A major new campaign has been launched to clean up the world’s tallest mountain in a bid to rid the mighty peak of its newfound reputation as the “world’s highest garbage dump.”
The 45-day Everest Cleaning Campaign was launched on April 14, the Nepali new year, and seeks to undo just some of the damage wrought by commercial mountaineering on Mount Everest.
The tourist trap, which attracts well-heeled climbers from across the globe, has increasingly represented a vertical landfill—with the epic path to the 30,000-foot summit absolutely teeming with both biodegradable and nonbiodegradable trash. Items left behind by climbers and Sherpas include discarded fluorescent lights, climbing and camping equipment, empty gas canisters, food packaging, beer bottles, and a huge amount of human excrement.
Dandu Raj Ghimire, the chief of Nepal’s tourism department, told The Himalayan Times:
“Our team has now reached the Everest Base Camp for the cleaning campaign. All the necessary things including food, water and shelter have already been arranged there.”
Over 6,600 pounds (or 3,000 kilogram) of solid waste has already been collected by volunteers from mountaineering associations, local organizations, and members of the military, assisted by Nepali Army helicopters who are helping dispose of the garbage and airlift recyclables to the Nepali capital of Kathmandu. Incentives will also be given to climbers and high-altitude workers who bring back bundled trash to camps established for the cleanup.
Nepali authorities have feared that if the accumulating trash on Mount Everest continues to go unaddressed, the filth would reach crisis-like proportions.
Over 4,000 people have climbed Everest and last year the mountain saw a record 807 climbers reach the summit. The number is expected to increase as the mountain’s reputation as a mecca for the climbing world continues to grow.
Speaking to AFP, Ghimire said:
“We take pride in Mount Everest but we are often accused of not being able to clean it… We have now come together to clean the mountain.”
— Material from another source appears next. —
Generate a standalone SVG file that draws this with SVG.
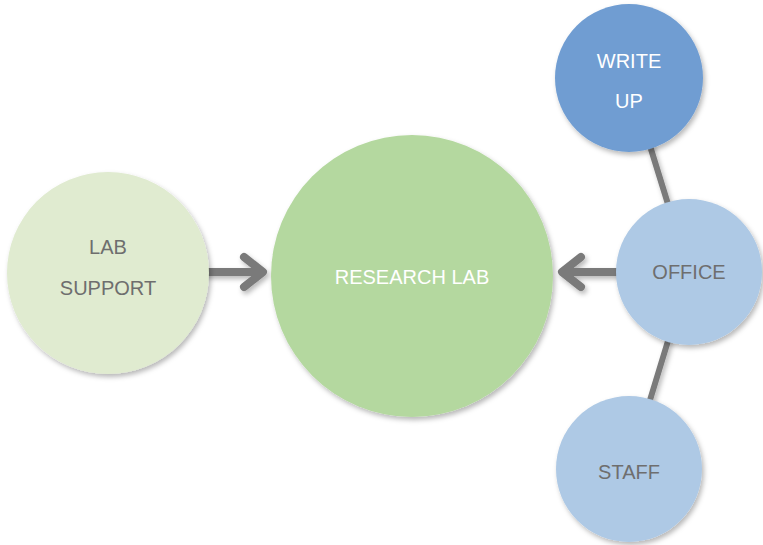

The team also hopes to descend from the treacherous mountains with any human corpses they may find along the way. Four dead bodies have already been found.
The government of Nepal implemented a $4,000 USD deposit system six years ago that required climbing teams to ensure that each of its members would bring 18 pounds of waste back from their climb, but only half of climbers actually returned with their trash.
China took action in February by banning any non-climbers from accessing the Everest base camp in the Chinese province of Tibet, as it undertook efforts to clean up its side of the mountain.
Due to changes in global climate conditions, melting glaciers have revealed decades worth of accumulated trash as well as bodies that have been left behind since the first successful summit climb was made by climber Edmund Hillary and Sherpa Tenzing Torgay on May 29, 1953.
Santa Bir Sherpa of the Nepal Mountaineering Association told CTV News:
“This is the first time the government has taken initiative to clean the mountain… but it can’t be done in just one year. We have to continue this.”